Stated problem -
Please print exactly the lines below, from the start of the material up to and including the line with "bg.axis('off')", but none of the pictures.

Records provided -
- - - - -
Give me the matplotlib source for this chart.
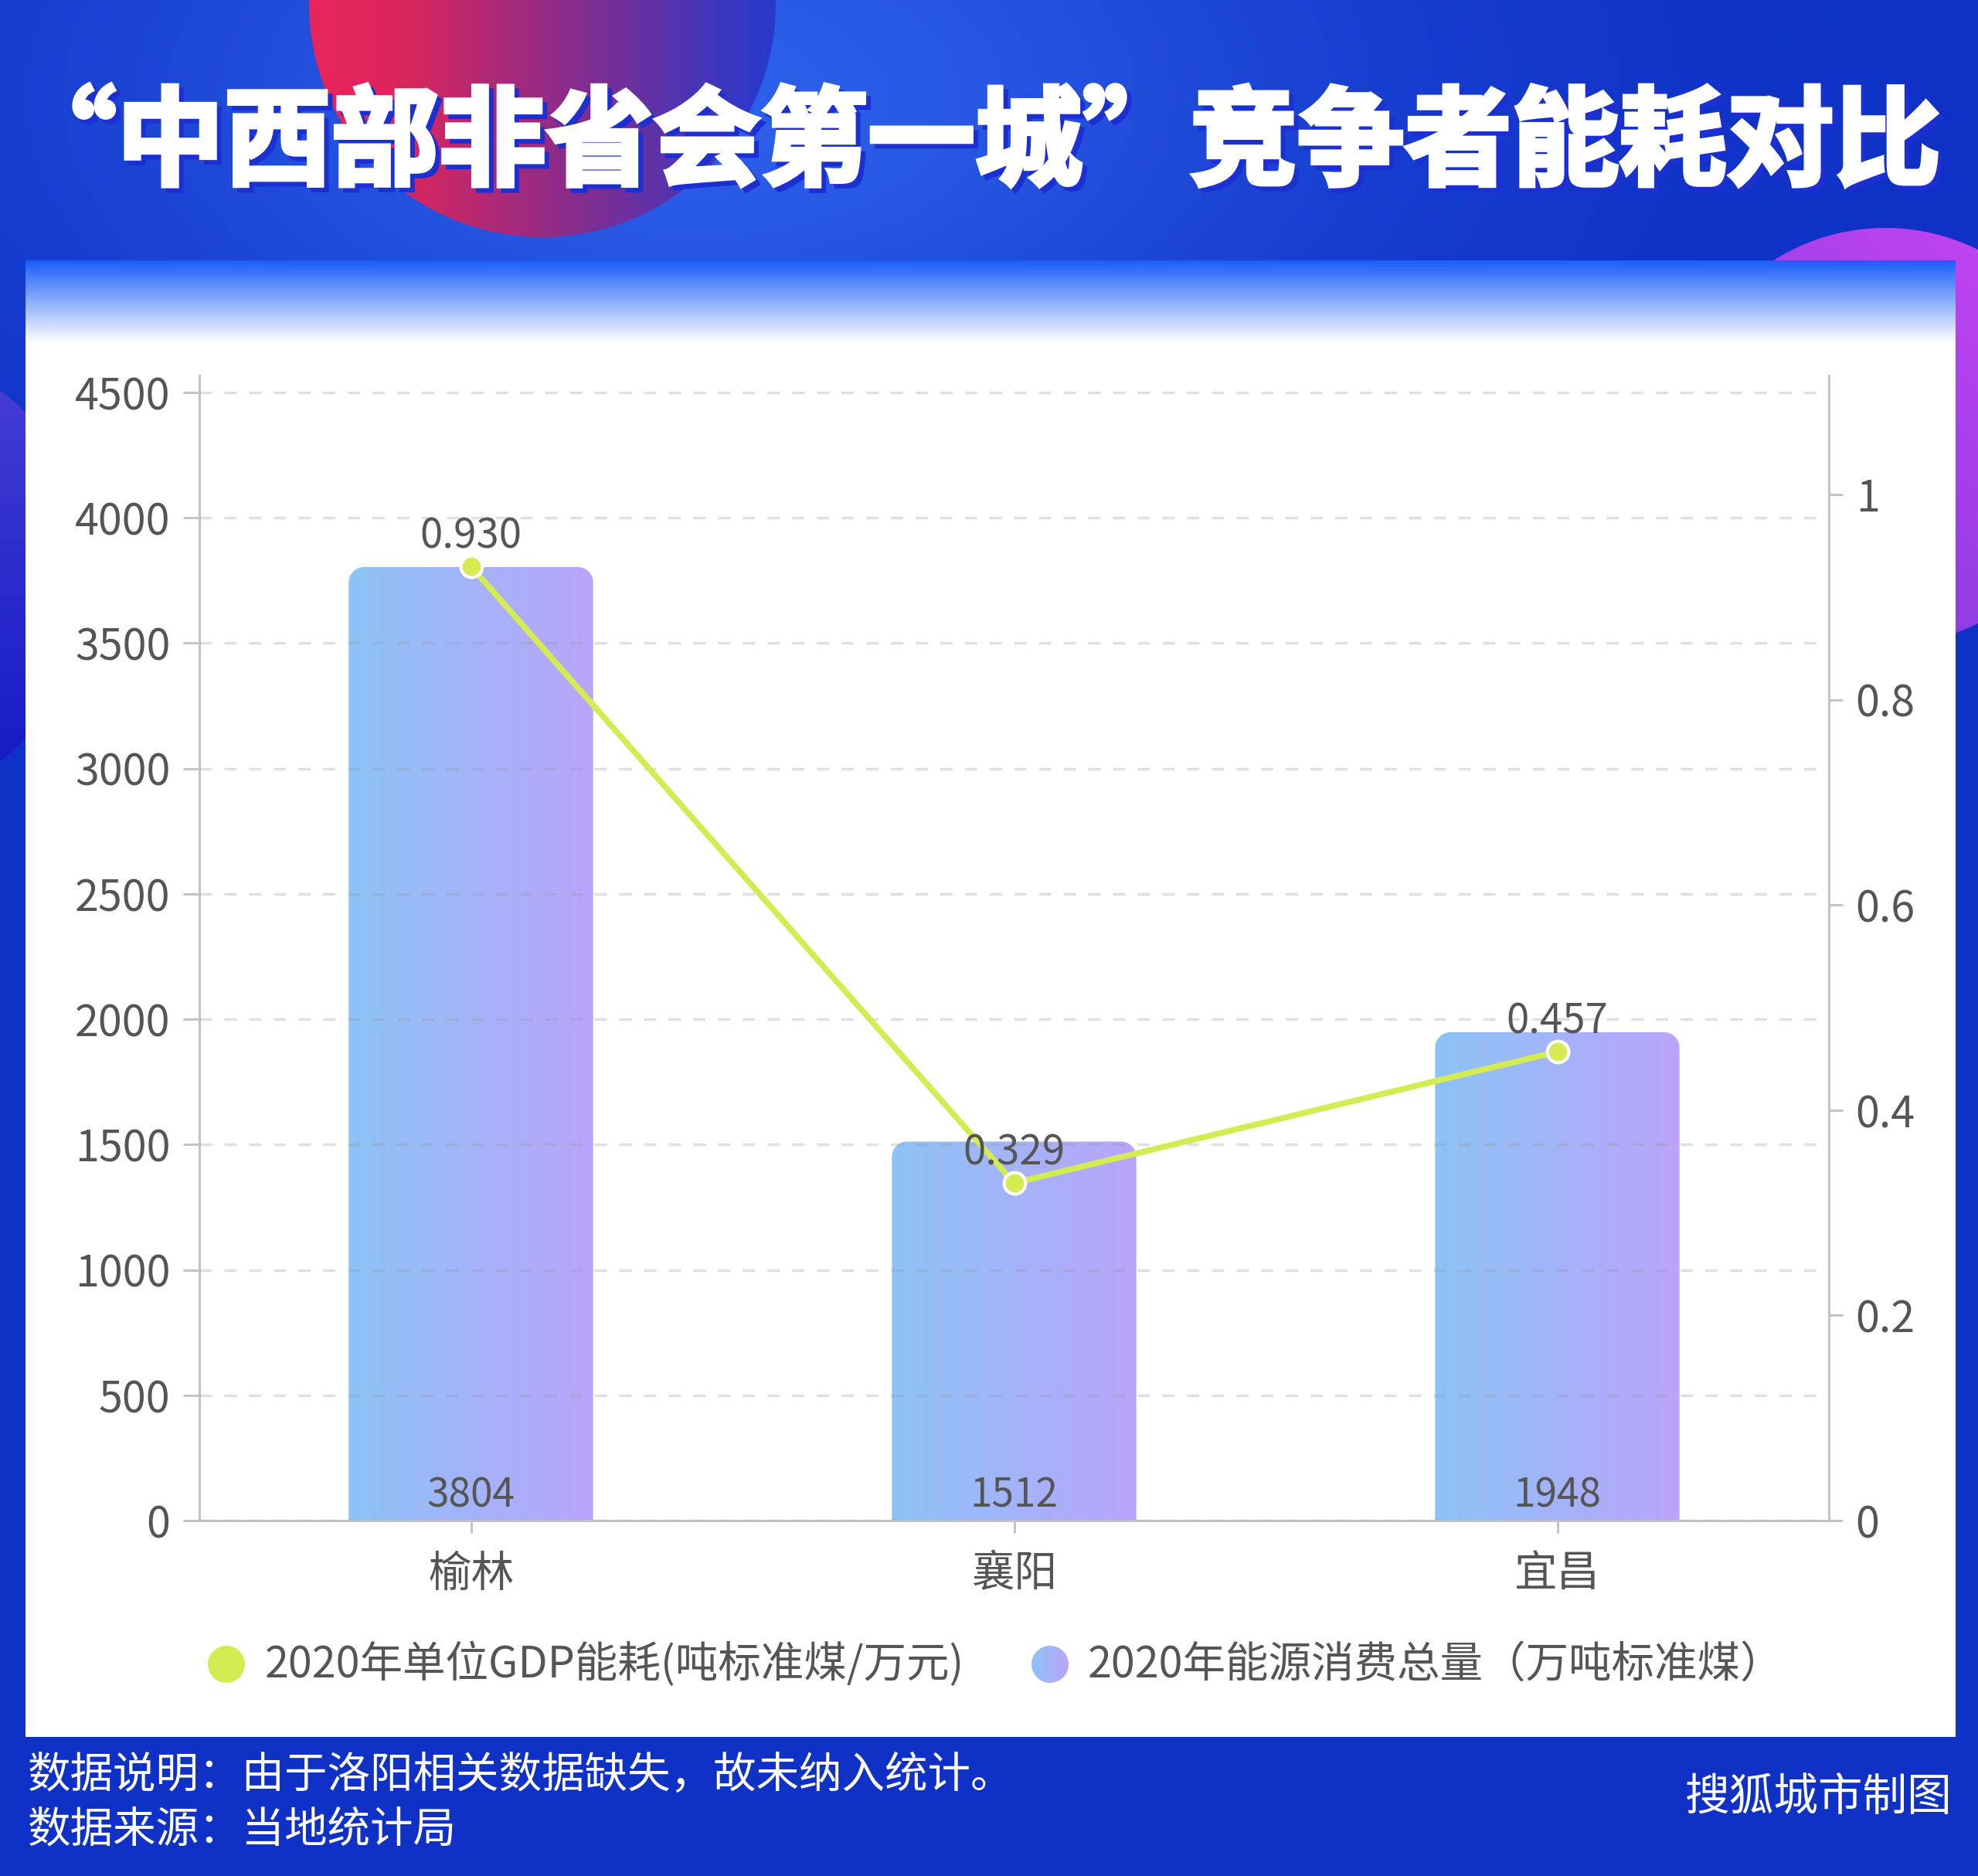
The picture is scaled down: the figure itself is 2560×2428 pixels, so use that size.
import numpy as np
import matplotlib
matplotlib.use('Agg')
import matplotlib.pyplot as plt
import matplotlib.patheffects as pe
from matplotlib.colors import LinearSegmentedColormap, to_rgb
from matplotlib.patches import Circle, Rectangle
from matplotlib.path import Path

plt.rcParams['font.family'] = ['Noto Sans CJK SC', 'DejaVu Sans']
plt.rcParams['lines.scale_dashes'] = False

# 数据
cities = ['榆林', '襄阳', '宜昌']
energy_total = [3804, 1512, 1948]          # 2020年能源消费总量（万吨标准煤）
gdp_energy = [0.930, 0.329, 0.457]         # 2020年单位GDP能耗(吨标准煤/万元)
left_ticks = [0, 500, 1000, 1500, 2000, 2500, 3000, 3500, 4000, 4500]
right_ticks = [0, 0.2, 0.4, 0.6, 0.8, 1]
right_tick_labels = ['0', '0.2', '0.4', '0.6', '0.8', '1']

title = '“中西部非省会第一城”竞争者能耗对比'
legend_line = '2020年单位GDP能耗(吨标准煤/万元)'
legend_bar = '2020年能源消费总量（万吨标准煤）'
note = '数据说明：由于洛阳相关数据缺失，故未纳入统计。'
source = '数据来源：当地统计局'
credit = '搜狐城市制图'

W, H = 2560, 2428
fig = plt.figure(figsize=(W / 100, H / 100), dpi=100)

# 背景层（像素坐标）
bg = fig.add_axes([0, 0, 1, 1], zorder=0)
bg.axis('off')

yy, xx = np.mgrid[0:H:8, 0:W:8]
base = np.array(to_rgb('#0f31c6'))
glow = np.array(to_rgb('#2c5fea'))
g = np.exp(-((xx - 900) / 800.0) ** 2 - ((yy - 120) / 430.0) ** 2)
img = base * (1 - g[..., None]) + glow * g[..., None]
bg.imshow(img, extent=(0, W, H, 0), origin='upper', aspect='auto', zorder=0)


def grad_circle(cx, cy, r, colors, angle, z=1):
    n = 200
    ys, xs = np.mgrid[0:n, 0:n] / (n - 1.0)
    a = np.radians(angle)
    t = (xs - 0.5) * np.cos(a) + (ys - 0.5) * np.sin(a)
    t = (t - t.min()) / (t.max() - t.min())
    cmap = LinearSegmentedColormap.from_list('c', colors)
    im = bg.imshow(cmap(t), extent=(cx - r, cx + r, cy + r, cy - r),
                   origin='upper', aspect='auto', zorder=z)
    circ = Circle((cx, cy), r, transform=bg.transData, fc='none', ec='none')
    bg.add_patch(circ)
    im.set_clip_path(circ)


# 装饰圆
grad_circle(702, 5, 302, [(0, '#e8245a'), (0.2, '#da265d'), (0.55, '#8c2c8a'),
                          (0.95, '#2f38c8'), (1, '#2a3acb')], 0)
grad_circle(2440, 565, 270, ['#d046f4', '#a03fe8', '#6a36dc'], 135)
grad_circle(-180, 745, 300, ['#4c40d6', '#2a2ccc', '#1418c4'], 90)

# 白色面板
bg.add_patch(Rectangle((33, 337), 2498, 1911, fc='white', ec='none', zorder=2))
pcmap = LinearSegmentedColormap.from_list('p', ['#1a5ef8', '#ffffff'])
bg.imshow(pcmap(np.linspace(0, 1, 256))[:, None, :], extent=(33, 2531, 444, 337),
          origin='upper', aspect='auto', zorder=3)

# 标题（粗体 + 蓝色投影）
bg.text(1262, 188, title, ha='center', va='center', fontsize=100,
        fontweight='heavy', color='white', zorder=5,
        path_effects=[
            pe.PathPatchEffect(offset=(4.3, -4.3), facecolor='#1b2fd3',
                               edgecolor='#1b2fd3', linewidth=4),
            pe.PathPatchEffect(facecolor='white', edgecolor='white', linewidth=4),
        ])

# 图例
bg.add_patch(Circle((293, 2154), 24, fc='#d4eb52', ec='none', zorder=4))
bar_colors = ['#8cc3f6', '#bba4fb']
lc = LinearSegmentedColormap.from_list('l', bar_colors)
im = bg.imshow(lc(np.linspace(0, 1, 64))[None, :, :], extent=(1335, 1383, 2178, 2130),
               origin='upper', aspect='auto', zorder=4)
c2 = Circle((1359, 2154), 24, transform=bg.transData, fc='none', ec='none')
bg.add_patch(c2)
im.set_clip_path(c2)
bg.text(343, 2155, legend_line, ha='left', va='center', fontsize=40, color='#555555', zorder=5)
bg.text(1408, 2155, legend_bar, ha='left', va='center', fontsize=40, color='#555555', zorder=5)

# 底部说明
bg.text(36, 2298, note, ha='left', va='center', fontsize=40, color='white', zorder=5)
bg.text(36, 2369, source, ha='left', va='center', fontsize=40, color='white', zorder=5)
bg.text(2527, 2327, credit, ha='right', va='center', fontsize=41.5, color='white', zorder=5)

bg.set_xlim(0, W)
bg.set_ylim(H, 0)

# 主图
ax_l, ax_r, ax_t, ax_b = 258, 2367, 486, 1968
ax = fig.add_axes([ax_l / W, 1 - ax_b / H, (ax_r - ax_l) / W, (ax_b - ax_t) / H], zorder=2)
ax.patch.set_alpha(0)
x = np.arange(len(cities))
ymax_left = 4568
ymax_right = 1.116

bars = ax.bar(x, energy_total, width=0.45, color='none', edgecolor='none')

# 圆角渐变柱
rx = 20 / ((ax_r - ax_l) / 3.0)
ry = 20 / ((ax_b - ax_t) / ymax_left)
bar_cmap = LinearSegmentedColormap.from_list('bar', bar_colors)
for rect in bars:
    x0, w, h = rect.get_x(), rect.get_width(), rect.get_height()
    x1 = x0 + w
    t = np.linspace(0, np.pi / 2, 20)
    left_arc = np.column_stack([x0 + rx - rx * np.cos(t), h - ry + ry * np.sin(t)])
    right_arc = np.column_stack([x1 - rx + rx * np.sin(t), h - ry + ry * np.cos(t)])
    verts = np.vstack([[x0, 0], left_arc, right_arc, [x1, 0], [x0, 0]])
    bim = ax.imshow(np.linspace(0, 1, 256)[None, :], cmap=bar_cmap, extent=(x0, x1, 0, h),
                    aspect='auto', origin='lower', zorder=2)
    bim.set_clip_path(Path(verts, closed=True), ax.transData)

for xi, v in zip(x, energy_total):
    ax.annotate(str(v), (xi, 0), xytext=(0, 23), textcoords='offset points',
                ha='center', va='center', fontsize=37, color='#555555', zorder=4)

ax.set_xlim(-0.5, 2.5)
ax.set_ylim(0, ymax_left)
ax.set_xticks(x)
ax.set_xticklabels(cities)
ax.set_yticks(left_ticks)
ax.yaxis.grid(True, color='#9a9a9a', alpha=0.3, lw=2.5, linestyle=(0, (11.5, 11.5)))
ax.set_axisbelow(False)
ax.tick_params(axis='y', length=15, width=2.2, color='#c4c4c4', pad=12,
               labelsize=40, labelcolor='#555555')
ax.tick_params(axis='x', length=11.5, width=2.2, color='#c4c4c4', pad=18,
               labelsize=40, labelcolor='#555555')
for s in ['top', 'right']:
    ax.spines[s].set_visible(False)
for s in ['left', 'bottom']:
    ax.spines[s].set_color('#c4c4c4')
    ax.spines[s].set_linewidth(2.2)

ax2 = ax.twinx()
ax2.plot(x, gdp_energy, color='#d4eb52', lw=5.5, marker='o', ms=20,
         mfc='#d4eb52', mec='white', mew=3, zorder=3, clip_on=False)
for xi, v in zip(x, gdp_energy):
    ax2.annotate(f'{v:.3f}', (xi, v), xytext=(0, 28), textcoords='offset points',
                 ha='center', va='center', fontsize=38, color='#555555', zorder=4)
ax2.set_ylim(0, ymax_right)
ax2.set_yticks(right_ticks)
ax2.set_yticklabels(right_tick_labels)
ax2.tick_params(axis='y', length=13, width=2.2, color='#c4c4c4', pad=12,
                labelsize=40, labelcolor='#555555')
for s in ['top', 'left', 'bottom']:
    ax2.spines[s].set_visible(False)
ax2.spines['right'].set_color('#c4c4c4')
ax2.spines['right'].set_linewidth(2.2)

fig.savefig('out.png', dpi=100)
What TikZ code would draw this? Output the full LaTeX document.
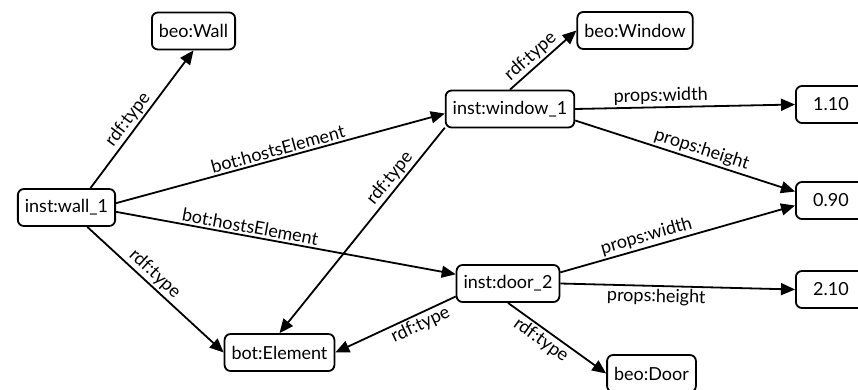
\documentclass[tikz,border=0pt]{standalone}
\usepackage{fontspec}
\setmainfont{Lato}
\usetikzlibrary{arrows.meta, positioning}

\begin{document}
\begin{tikzpicture}
  [
    x=1pt, y=-1pt,
    Res/.style={rectangle, rounded corners=6pt, draw=black, line width=1.8pt, minimum height=37pt, inner xsep=7pt, font=\fontsize{18}{21}\selectfont},
    Lit/.style={Res, minimum width=70pt, anchor=west},
    Rel/.style={-{Triangle[length=14pt, width=12pt]}, draw, line width=1.8pt},
    Lbl/.style={sloped, font=\fontsize{18}{21}\selectfont, inner sep=2pt}
  ]
  \useasboundingbox (0,0) rectangle (858,390);
  \clip (0,0) rectangle (858,390);
  % Nodes
  \node[Res] (wall1) at (66.5, 207.5) {inst:wall\_1};
  \node[Res] (wall) at (193.5, 31) {beo:Wall};
  \node[Res] (element) at (279.5, 352.5) {bot:Element};
  \node[Res] (window1) at (510, 109) {inst:window\_1};
  \node[Res] (window) at (635, 30.5) {beo:Window};
  \node[Res] (door2) at (508, 283.5) {inst:door\_2};
  \node[Res] (door) at (651.5, 373.5) {beo:Door};
  \node[Lit] (v110) at (795, 104.5) {1.10};
  \node[Lit] (v090) at (795, 200.5) {0.90};
  \node[Lit] (v210) at (795, 289.5) {2.10};
  % Lines
  \path [Rel] (wall1.39) -- node[Lbl, pos=0.45, above] {rdf:type} (wall.south);
  \path [Rel] (wall1.5) -- node[Lbl, pos=0.5, above] {bot:hostsElement} (window1.184);
  \path [Rel] (wall1.-5) -- node[Lbl, pos=0.39, above] {bot:hostsElement} (door2.170);
  \path [Rel] (wall1.-43) -- node[Lbl, pos=0.44, above] {rdf:type} (element.west);
  \path [Rel] (window1.196) -- node[Lbl, pos=0.28, above] {rdf:type} (element.north);
  \path [Rel] (window1.north) -- node[Lbl, pos=0.42, above] {rdf:type} (window.west);
  \path [Rel] (window1.east) -- node[Lbl, pos=0.39, above] {props:width} (v110.west);
  \path [Rel] (window1.-10) -- node[Lbl, pos=0.56, above] {props:height} (v090.166);
  \path [Rel] (door2.12) -- node[Lbl, pos=0.38, above] {props:width} (v090.188);
  \path [Rel] (door2.east) -- node[Lbl, pos=0.41, below] {props:height} (v210.west);
  \path [Rel] (door2.194) -- node[Lbl, pos=0.33, below] {rdf:type} (element.east);
  \path [Rel] (door2.south) -- node[Lbl, pos=0.4, below] {rdf:type} (door.west);
\end{tikzpicture}
\end{document}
- - - - -
Answer below -
Give me the matplotlib source for this chart.
The picture is scaled down: the figure itself is 2560×2428 pixels, so use that size.
import numpy as np
import matplotlib
matplotlib.use('Agg')
import matplotlib.pyplot as plt
import matplotlib.patheffects as pe
from matplotlib.colors import LinearSegmentedColormap, to_rgb
from matplotlib.patches import Circle, Rectangle
from matplotlib.path import Path

plt.rcParams['font.family'] = ['Noto Sans CJK SC', 'DejaVu Sans']
plt.rcParams['lines.scale_dashes'] = False

# 数据
cities = ['榆林', '襄阳', '宜昌']
energy_total = [3804, 1512, 1948]          # 2020年能源消费总量（万吨标准煤）
gdp_energy = [0.930, 0.329, 0.457]         # 2020年单位GDP能耗(吨标准煤/万元)
left_ticks = [0, 500, 1000, 1500, 2000, 2500, 3000, 3500, 4000, 4500]
right_ticks = [0, 0.2, 0.4, 0.6, 0.8, 1]
right_tick_labels = ['0', '0.2', '0.4', '0.6', '0.8', '1']

title = '“中西部非省会第一城”竞争者能耗对比'
legend_line = '2020年单位GDP能耗(吨标准煤/万元)'
legend_bar = '2020年能源消费总量（万吨标准煤）'
note = '数据说明：由于洛阳相关数据缺失，故未纳入统计。'
source = '数据来源：当地统计局'
credit = '搜狐城市制图'

W, H = 2560, 2428
fig = plt.figure(figsize=(W / 100, H / 100), dpi=100)

# 背景层（像素坐标）
bg = fig.add_axes([0, 0, 1, 1], zorder=0)
bg.axis('off')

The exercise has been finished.